NASA’s Modeling, Analysis, and Prediction
(MAP) program funds research efforts focused on the study of the Earth’s
climate and weather, with particular emphasis on global change. To understand
fully how and why the Earth climate is changing and the potential long-term
implications requires research efforts to be focused upon end-to-end
Earth system science. Exploration of interactions between the oceans,
the atmosphere, the cryosphere, and the biosphere is accomplished through
space-based and in situ observations and through the application of numerical
models. In 2005 the MAP program awarded funding for 65 investigations
focused on high-priority science areas, including integration of satellite
observations with global models to evaluate model development, test the
value of specific observations, and consider new observation concepts,
with emphasis on addressing the following questions:
- How is global precipitation, evaporation, and the cycling
of water changing?
- How is the global ocean circulation varying on interannual,
decadal, and longer time scales?
- What trends in atmospheric constituents and solar radiation
are driving global climate?
- What are the effects of clouds and surface hydrologic processes
on Earth's climate?
- What are the effects of regional pollution on the global atmosphere,
and the effects of global chemical and climate changes
on regional air quality?
- How can weather forecast duration and reliability be improved?

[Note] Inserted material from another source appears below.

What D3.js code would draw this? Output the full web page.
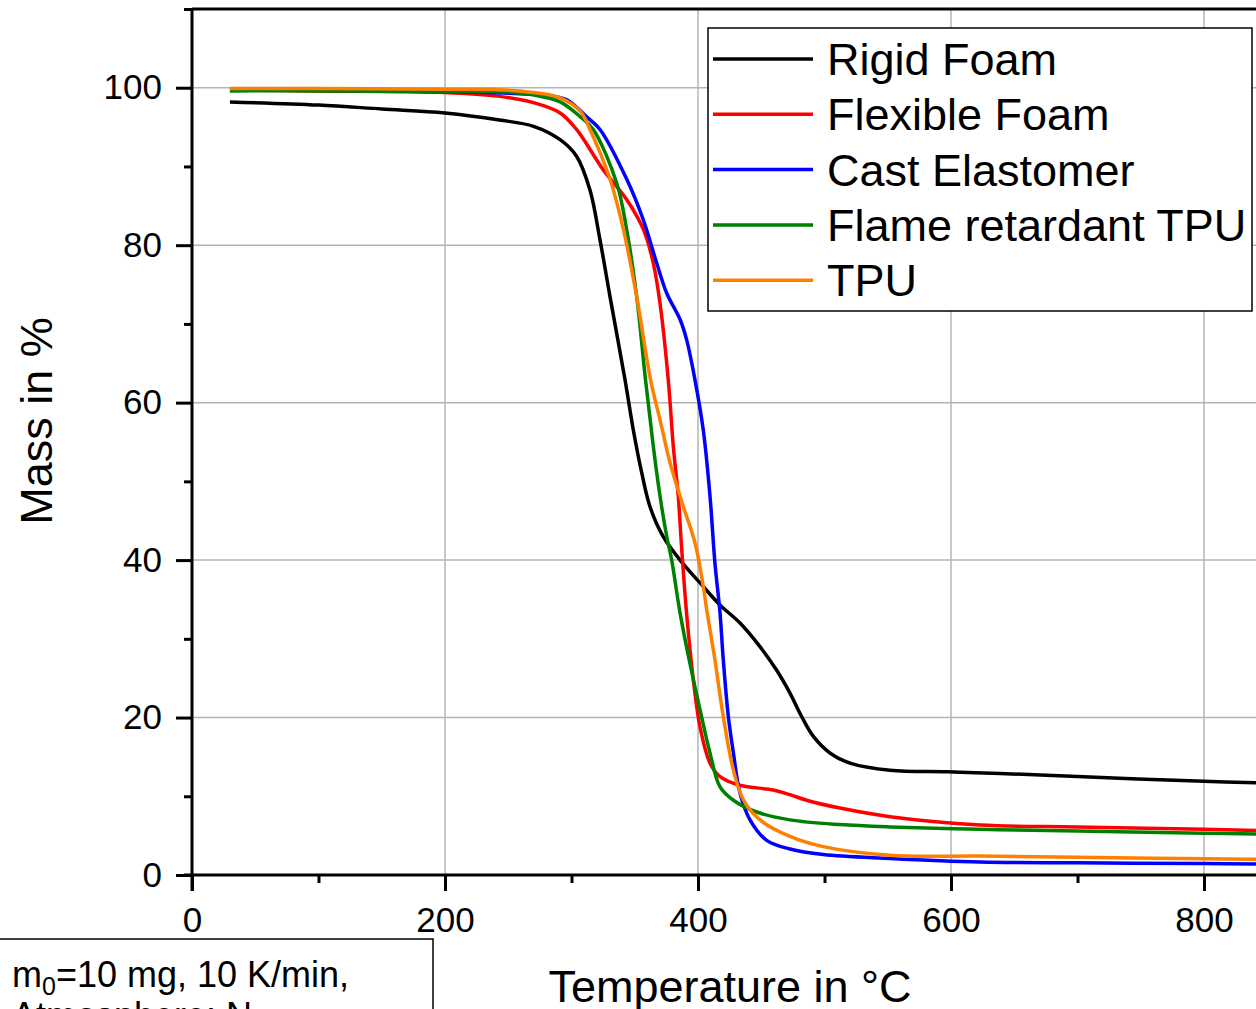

- How can predictions of climate variability and change be improved?
- How well can transient climate variations be understood and
- How well can long-term climatic trends be assessed or predicted?
- How well can future atmospheric chemical impacts on ozone
and climate be predicted?
The development of consistent, coupled Earth system models is a major
goal of the MAP program. Validation of a wide range of Earth
observations, with particular emphasis of NASA's satellite data program,
is also a priority. In order to assist investigators with the challenging
task of developing, integrating, and maintaining complex numerical modeling
software, the MAP program is requiring compliance with the
US multiagency Earth System Modeling Framework (ESMF; http://www.esmf.ucar.edu/
). The program is providing resources through the
NASA Goddard Software Integration & Visualization
Office (SIVO) to assist investigators with the adaptation of ESMF
into their numerical models.
Large investigations include the Global
Modeling and Assimilation Office (GMAO), the
Global Modeling Initiative (GMI), the Goddard
Institute for Space Studies (GISS), support for the ESMF core development team, a Cloud
Modeling and Analysis Initiative (CMAI), along with many other smaller-scale
research efforts in data assimilation to support global model evaluation
and testing. The total funding for these investigations, over a period
of 5 years, is approximately $150 million. Investigators and collaborators
represent more than 17 states and the District of Columbia.